Para os meios de comunicação locais, descobrir como atrair e fidelizar leitores “é a pergunta de um milhão de dólares”, como lembrou Pedro Borges, jornalista e co-fundador do Alma Preta, durante o 14º Congresso da Abraji (Associação Brasileira de Jornalismo Investigativo), realizado entre 28 e 30 de junho em São Paulo.
A resposta para essa questão tem passado por duas estratégias: diversificar as formas de distribuir o conteúdo, que vão de jornais impressos a criação de grupos com jornalistas e leitores no WhatsApp, e aproximar a linguagem e o conteúdo da realidade dos leitores.
Apesar dos avanços tecnológicos, a publicação de jornais em papel segue como estratégia importante para falar com leitores que não tem acesso aos meios digitais, por falta de recursos ou de habilidade com a tecnologia.
Em Mariana (MG), foi criado um jornal impresso mensal direcionado às vítimas da tragédia de 2015, quando um rompimento de uma barragem gerou uma avalanche. “A lama passou a 30 km do centro da cidade e não atingiu a parte histórica, mas as notícias publicadas na mídia deram essa impressão. Isso irritou os moradores, pois afastou turistas e ajudou a aumentar o desemprego lá”, disse Elvira Lobato, que trabalhou no projeto Atlas da Notícia, um amplo levantamento sobre a mídia local no Brasil.
O jornal feito em Mariana, chamado A Sirene, teve edições mensais e usava uma linguagem diferente do modelo tradicional. O veículo busca reproduzir o jeito de falar dos moradores, sem editar eventuais imprecisões gramaticais e regionalismos.
Em vez de notícias com lide e título impactantes, apostou em registrar o que os moradores sonham para o futuro e as memórias sobre a vida que foi destruída e em dar orientações de como buscar reparação. Ali há espaço para registrar sonhos das crianças, como o de que nunca mais ocorram avalanches de lama capazes de engolir bairros.
No Rio de Janeiro, o Voz das Comunidades também tem uma grande preocupação com a linguagem. “Fazemos textos pensados para que qualquer um possa entender”, diz Gabi Coelho, repórter do projeto, que começou em 2005 com um jornal feito por Renê Santos, na época com 11 anos, e que hoje também divulga notícias das favelas do Rio em um site e em redes sociais.

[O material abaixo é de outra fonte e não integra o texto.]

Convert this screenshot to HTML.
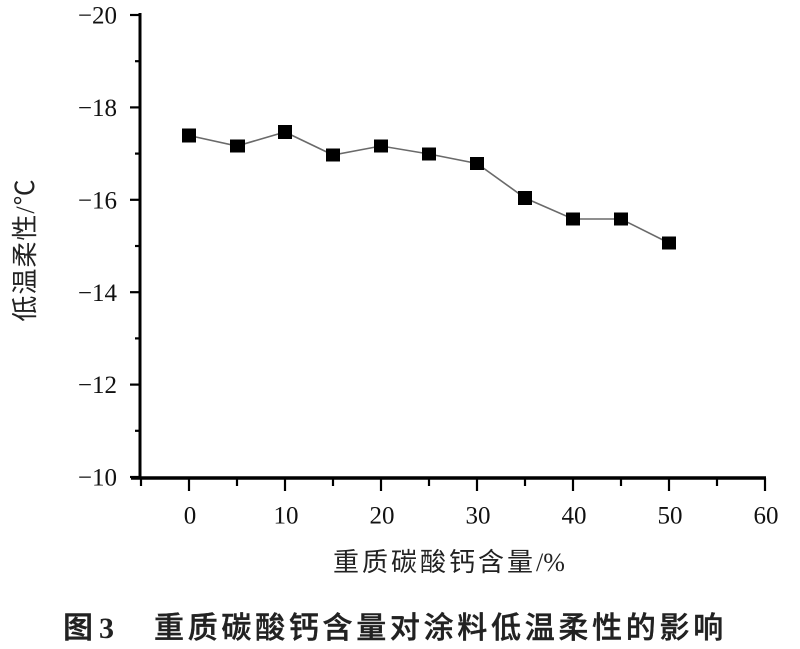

Também no Rio, a Redes da Maré publica um jornal, com textos em que o tamanho das letras é bem maior do que a média, para facilitar a leitura para as pessoas mais velhas. E envia alertas aos moradores quando ocorrem operações policiais nas comunidades.
“Ao cobrir essas operações, a imprensa só costumava falar de quantos foram presos, quanta droga foi apreendida. Mas não citava as escolas fechadas, como isso afeta os moradores locais. Mostramos estas questões, e estamos aos poucos levando a imprensa, especialmente as TVs, a falar sobre isso também”, disse Dani Moura, coordenadora do Redes da Maré.
Atrair mais leitores é o elemento mais importante para que estes meios locais possam continuar existindo. O aumento do público permite buscar recursos via anúncios ou doações, seja com instituições filantrópicas, empresas ou por campanhas de arrecadação com os leitores.
Além de remuneração para os profissionais, também é preciso investir em equipamentos. “Muitas vezes a empresa tem um computador lá que já não serve pra ela, mas para a gente estaria ótimo”, diz Pedro Borges, do Alma Preta. “Tem que ter a cara de pau de ir lá e pedir”.